Loria would have Montreal'ed this team had it not been for Beinfest et. al.
I wasn't looking for a number; I was looking for awareness that the nobody gave a sh1t about the Red Sox in those days. They lacked it.
Or, to put it another way, there was no legitimate reason for the ballpark to be less than 1/3 full for the final game of a baseball legend and American hero like Ted Williams. It must have been embarrassing.
Hmm whereas I find the opposite. I like the shouting and cheering -- makes me feel part of the event. I can see more of what goes on, even with replay -- take football, where they show a closeup of the QB's facemask until two seconds after the snap.
But that aside, the atmosphere at a live game is so much better than being at home alone.

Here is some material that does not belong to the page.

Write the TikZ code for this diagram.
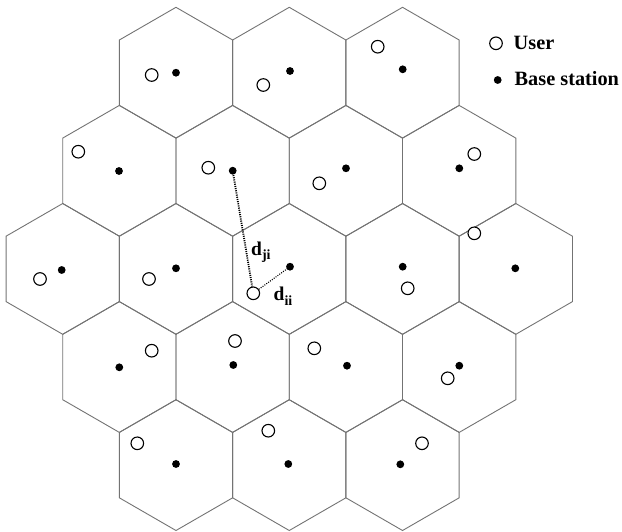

I see games on TV all the time, there's no novelty there.
The main things keeping me from seeing games in person is not living in cities with major sports teams.
Forget a bunch of checks, write down those prayers you want answered on the back of a hundred dollar bill and send them to me, Reverend Billy Bob, at...
Seriously, I'm closer in age to Harvey's and Andy than many of you and I agree with them 100% on the extraneous noise issue, it is just too damned loud at the ballpark. I "like" music but the last thing I want at a ballgame is to have to hear it at 120 decibels anytime there is a break in the action. I served my time in front of the amps 40 years ago and have the tinnitus to prove it; I shouldn't have to risk bleeding from the ears just to watch baseball. If its any consolation it is worse at indoor arenas; I went to a Pacers games a couple of years ago and had to leave in the third quarter, at an outdoor stadium there is some chance that the sound will travel out and away from you, indoors it just reverbrates.
Now, where is that mountain of cash that we older people are supposed to be sitting on? I seem to be trapped in the flatlands of semi-poverty.